— TASK DESCRIPTION —
Line by line, repeat the data below exactly, beginning at the first line and ending at the line with "Chart.register(...registerables);". Omit pictures.

begin DATASET CONTENT

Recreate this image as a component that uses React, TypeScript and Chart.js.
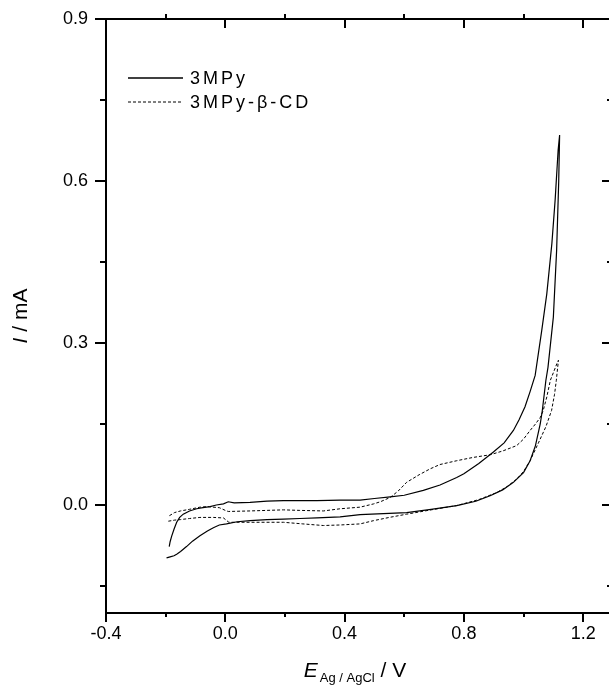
import React, { useEffect, useRef } from "react";
import { Chart, registerables } from "chart.js";

Chart.register(...registerables);

// ---- Data (E in V vs Ag/AgCl, I in mA) ----
const E_3MPY = [
  -0.197, -0.185, -0.172, -0.163, -0.15, -0.13, -0.11, -0.085, -0.06, -0.04, -0.02, 0.004, 0.04, 0.083, 0.14, 0.195, 0.25, 0.307, 0.385, 0.452, 0.53, 0.608, 0.69, 0.776, 0.84, 0.888, 0.93, 0.966, 1.0, 1.022, 1.04, 1.056, 1.063, 1.075, 1.082, 1.1, 1.111, 1.118, 1.121,
  1.116, 1.106, 1.095, 1.078, 1.061, 1.039, 1.022, 1.005, 0.985, 0.966, 0.935, 0.899, 0.85, 0.8, 0.776, 0.72, 0.664, 0.6, 0.553, 0.5, 0.452, 0.385, 0.307, 0.25, 0.195, 0.14, 0.083, 0.03, 0.01, -0.006, -0.03, -0.051, -0.075, -0.096, -0.12, -0.141, -0.153, -0.163, -0.172, -0.18, -0.185, -0.188,
];
const I_3MPY = [
  -0.098, -0.096, -0.094, -0.091, -0.086, -0.077, -0.067, -0.057, -0.048, -0.042, -0.037, -0.035, -0.031, -0.029, -0.027, -0.026, -0.025, -0.024, -0.022, -0.018, -0.016, -0.014, -0.008, -0.001, 0.007, 0.017, 0.028, 0.042, 0.06, 0.082, 0.11, 0.15, 0.175, 0.231, 0.255, 0.348, 0.472, 0.6, 0.685,
  0.657, 0.565, 0.484, 0.391, 0.323, 0.24, 0.21, 0.182, 0.158, 0.138, 0.115, 0.098, 0.077, 0.058, 0.051, 0.037, 0.027, 0.018, 0.015, 0.012, 0.009, 0.009, 0.008, 0.008, 0.008, 0.007, 0.005, 0.004, 0.006, 0.002, 0.0, -0.003, -0.005, -0.007, -0.011, -0.017, -0.023, -0.032, -0.045, -0.058, -0.068, -0.077,
];
const E_CD = [
  -0.191, -0.17, -0.15, -0.12, -0.085, -0.04, -0.006, 0.005, 0.012, 0.083, 0.195, 0.26, 0.329, 0.385, 0.452, 0.497, 0.55, 0.608, 0.69, 0.776, 0.85, 0.91, 0.945, 0.977, 1.0, 1.022, 1.05, 1.075, 1.094, 1.104, 1.11, 1.117,
  1.112, 1.1, 1.09, 1.078, 1.066, 1.056, 1.04, 1.022, 1.0, 0.977, 0.93, 0.888, 0.83, 0.776, 0.72, 0.687, 0.65, 0.608, 0.58, 0.553, 0.52, 0.497, 0.452, 0.385, 0.329, 0.25, 0.195, 0.083, 0.01, 0.0, -0.02, -0.06, -0.085, -0.12, -0.15, -0.17, -0.188,
];
const I_CD = [
  -0.03, -0.028, -0.027, -0.025, -0.023, -0.023, -0.024, -0.029, -0.032, -0.032, -0.032, -0.035, -0.038, -0.037, -0.035, -0.029, -0.023, -0.017, -0.009, -0.001, 0.01, 0.023, 0.034, 0.048, 0.062, 0.082, 0.115, 0.145, 0.175, 0.205, 0.231, 0.268,
  0.262, 0.245, 0.231, 0.2, 0.175, 0.162, 0.15, 0.138, 0.122, 0.11, 0.1, 0.093, 0.088, 0.082, 0.075, 0.067, 0.056, 0.042, 0.026, 0.014, 0.006, 0.002, -0.004, -0.007, -0.011, -0.01, -0.009, -0.011, -0.012, -0.01, -0.005, -0.003, -0.004, -0.008, -0.011, -0.014, -0.02,
];

const SERIES_LABELS = ["3MPy", "3MPy-\u03B2-CD"];

const X_MIN = -0.4;
const X_MAX = 1.3;
const Y_MIN = -0.2;
const Y_MAX = 0.9;
const X_TICKS = [-0.4, 0.0, 0.4, 0.8, 1.2];
const X_MINOR = [-0.2, 0.2, 0.6, 1.0];
const Y_TICKS = [0.0, 0.3, 0.6, 0.9];
const Y_MINOR = [-0.15, 0.15, 0.45, 0.75];

const CANVAS_W = 640;
const CANVAS_H = 685;
const FONT = "'Liberation Sans', Arial, sans-serif";

const framePlugin = {
  id: "frame",
  afterDraw(chart: any) {
    const { ctx, chartArea } = chart;
    const xs = chart.scales.x;
    const ys = chart.scales.y;
    const L = chartArea.left, R = chartArea.right, T = chartArea.top, B = chartArea.bottom;
    ctx.save();
    ctx.strokeStyle = "#000";
    ctx.lineCap = "butt";
    // box
    ctx.lineWidth = 2;
    ctx.beginPath();
    ctx.moveTo(L, T - 1); ctx.lineTo(L, B + 1);
    ctx.moveTo(L - 1, B); ctx.lineTo(R + 1, B);
    ctx.moveTo(L - 1, T); ctx.lineTo(R + 1, T);
    ctx.moveTo(R, T - 1); ctx.lineTo(R, B + 1);
    ctx.stroke();
    // ticks
    const line = (x1: number, y1: number, x2: number, y2: number, w: number) => {
      ctx.lineWidth = w;
      ctx.beginPath(); ctx.moveTo(x1, y1); ctx.lineTo(x2, y2); ctx.stroke();
    };
    X_TICKS.forEach((v) => {
      const px = Math.round(xs.getPixelForValue(v));
      line(px, B, px, B + 9, 2);
      line(px, T, px, T + 9, 2);
    });
    X_MINOR.forEach((v) => {
      const px = Math.round(xs.getPixelForValue(v));
      line(px, B, px, B + 4, 2);
      line(px, T, px, T - 5, 2);
    });
    Y_TICKS.forEach((v) => {
      const py = Math.round(ys.getPixelForValue(v));
      line(L, py, L - 11, py, 2);
      line(R, py, R - 11, py, 2);
    });
    Y_MINOR.forEach((v) => {
      const py = Math.round(ys.getPixelForValue(v));
      line(L, py, L - 6, py, 2);
      line(R, py, R - 6, py, 2);
    });

    // legend
    const ds = chart.data.datasets;
    const legY = [78, 102];
    ds.forEach((d: any, i: number) => {
      ctx.strokeStyle = d.borderColor;
      ctx.lineWidth = i === 0 ? 1.4 : 1;
      ctx.setLineDash(d.borderDash || []);
      ctx.beginPath();
      ctx.moveTo(128, legY[i]);
      ctx.lineTo(183, legY[i]);
      ctx.stroke();
      ctx.setLineDash([]);
      ctx.fillStyle = "#000";
      ctx.font = `18px ${FONT}`;
      (ctx as any).letterSpacing = "3px";
      ctx.textAlign = "left";
      ctx.textBaseline = "middle";
      ctx.fillText(d.label, 190, legY[i] + 1);
      (ctx as any).letterSpacing = "0px";
    });

    // x title: E_{Ag / AgCl} / V
    ctx.fillStyle = "#000";
    ctx.textBaseline = "alphabetic";
    ctx.textAlign = "left";
    const bigFont = `21px ${FONT}`;
    const itFont = `italic 21px ${FONT}`;
    const subFont = `13px ${FONT}`;
    ctx.font = itFont; const wE = ctx.measureText("E").width;
    ctx.font = subFont; const wSub = ctx.measureText("Ag / AgCl").width;
    ctx.font = bigFont; const wV = ctx.measureText(" / V").width;
    const total = wE + 2 + wSub + wV;
    let x0 = 355 - total / 2;
    const base = 677;
    ctx.font = itFont; ctx.fillText("E", x0, base); x0 += wE + 2;
    ctx.font = subFont; ctx.fillText("Ag / AgCl", x0, base + 5); x0 += wSub;
    ctx.font = bigFont; ctx.fillText(" / V", x0, base);

    // y title: I / mA (rotated)
    ctx.save();
    ctx.translate(27, (T + B) / 2);
    ctx.rotate(-Math.PI / 2);
    ctx.font = itFont; const wI = ctx.measureText("I").width;
    ctx.font = bigFont; const wRest = ctx.measureText(" / mA").width;
    let y0 = -(wI + wRest) / 2;
    ctx.font = itFont; ctx.fillText("I", y0, 0); y0 += wI;
    ctx.font = bigFont; ctx.fillText(" / mA", y0, 0);
    ctx.restore();

    ctx.restore();
  },
};

export default function App() {
  const ref = useRef<HTMLCanvasElement | null>(null);
  useEffect(() => {
    if (!ref.current) return;
    const toPts = (xs: number[], ys: number[]) => xs.map((x, i) => ({ x, y: ys[i] }));
    const chart = new Chart(ref.current, {
      type: "scatter",
      data: {
        datasets: [
          {
            label: SERIES_LABELS[0],
            data: toPts(E_3MPY, I_3MPY),
            showLine: true,
            borderColor: "#000",
            borderWidth: 1.2,
            pointRadius: 0,
            tension: 0,
          },
          {
            label: SERIES_LABELS[1],
            data: toPts(E_CD, I_CD),
            showLine: true,
            borderColor: "#000",
            borderWidth: 1,
            borderDash: [3, 2],
            pointRadius: 0,
            tension: 0,
          },
        ],
      },
      options: {
        responsive: false,
        maintainAspectRatio: false,
        devicePixelRatio: 1,
        animation: false,
        layout: { padding: { left: 0, top: 19, right: CANVAS_W - 613, bottom: 0 } },
        plugins: { legend: { display: false }, tooltip: { enabled: false }, title: { display: false } },
        scales: {
          x: {
            type: "linear",
            position: "bottom",
            min: X_MIN,
            max: X_MAX,
            grid: { display: false, drawTicks: false },
            border: { display: false },
            afterBuildTicks: (s: any) => { s.ticks = X_TICKS.map((v) => ({ value: v })); },
            afterFit: (s: any) => { s.height = CANVAS_H - 613; s.paddingLeft = 0; s.paddingRight = 0; },
            ticks: {
              padding: 10,
              color: "#000",
              font: { family: FONT, size: 18 },
              maxRotation: 0,
              autoSkip: false,
              callback: (v: any) => Number(v).toFixed(1),
            },
          },
          y: {
            type: "linear",
            position: "left",
            min: Y_MIN,
            max: Y_MAX,
            grid: { display: false, drawTicks: false },
            border: { display: false },
            afterBuildTicks: (s: any) => { s.ticks = Y_TICKS.map((v) => ({ value: v })); },
            afterFit: (s: any) => { s.width = 106; s.paddingTop = 0; s.paddingBottom = 0; },
            ticks: {
              padding: 18,
              color: "#000",
              font: { family: FONT, size: 18 },
              autoSkip: false,
              callback: (v: any) => Number(v).toFixed(1),
            },
          },
        },
      },
      plugins: [framePlugin],
    } as any);
    return () => chart.destroy();
  }, []);
  return (
    <div style={{ position: "absolute", left: 0, top: 0, width: 609, height: 685, overflow: "hidden", background: "#fff" }}>
      <canvas ref={ref} width={CANVAS_W} height={CANVAS_H} style={{ width: CANVAS_W, height: CANVAS_H, display: "block" }} />
    </div>
  );
}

end DATASET CONTENT

— FINAL RESULT —
Recreate this image as a component that uses React, TypeScript and Chart.js.
import React, { useEffect, useRef } from "react";
import { Chart, registerables } from "chart.js";

Chart.register(...registerables);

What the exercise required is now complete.